A Defensoria Pública do Estado acompanha o caso desde 2020. “Nessa área estão localizadas moradias e outros símbolos importantes para comunidades quilombolas, como cemitérios, que estão sob controle da empresa. O Iterpa abriu processo de regularização fundiária, mas não o concluiu, o que tem causado esses conflitos agrários, já que há um movimento de retomada do território”, diz a defensora pública Andréia Macedo Barreto, da Defensoria Agrária de Castanhal.
Reportagem da Carta Capital mostra que empresa opera com fraudes e suborno
Reportagem da Carta Capital informa que, além dos quilombolas e indígenas expulsos de seus territórios viverem sob vigilância e terem as águas contaminadas, os moradores e pequenos proprietários de comunidades da região são usados para trabalho escravo. De acordo com Marques Casara, jornalista, e diretor executivo do Instituto Papel Social, agência especializada em investigação de cadeias produtivas, de todas empresas que atuam na região, “a Agropalma é a empresa mais criminosa dessas todas. Ela opera com fraudes, ela opera com suborno e ela opera com contratos desumanos que maquiam o trabalho escravo. Este é o cenário”, ainda segundo a publicação.

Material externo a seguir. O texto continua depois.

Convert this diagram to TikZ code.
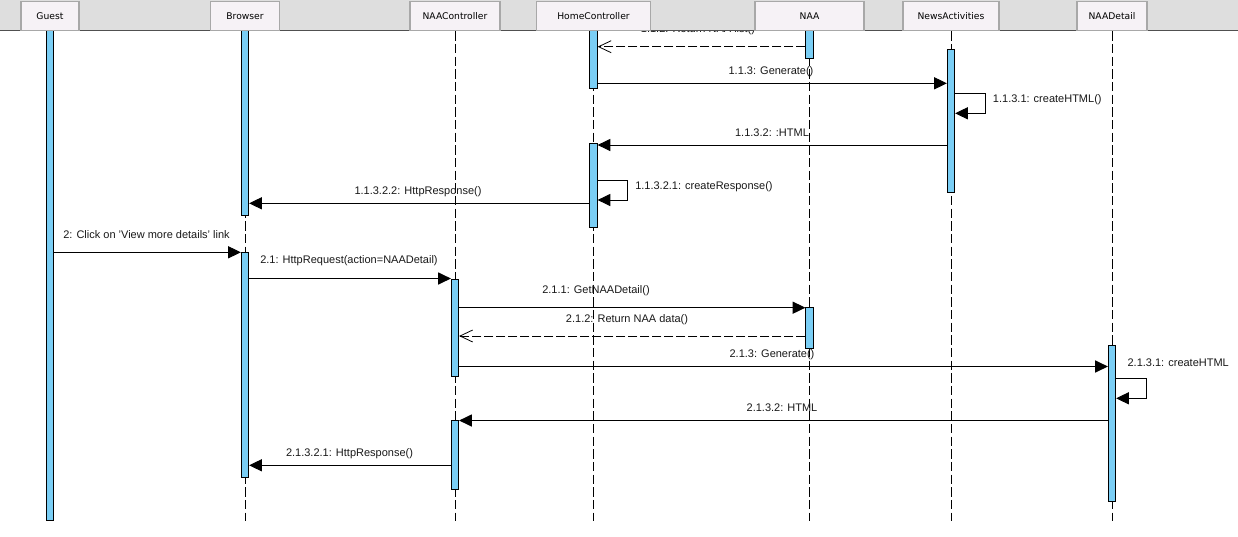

Casara diz que o trabalho infantil é uma prática generalizada em toda a área, e em diversas empresas que atuam na produção de óleo de palma no nordeste do Pará, incluindo a Agropalma: “opera-se ali um discurso ilegal de que isso meio que faz parte do dia a dia das famílias. Que as crianças só vão para ficar junto, que elas não trabalham”.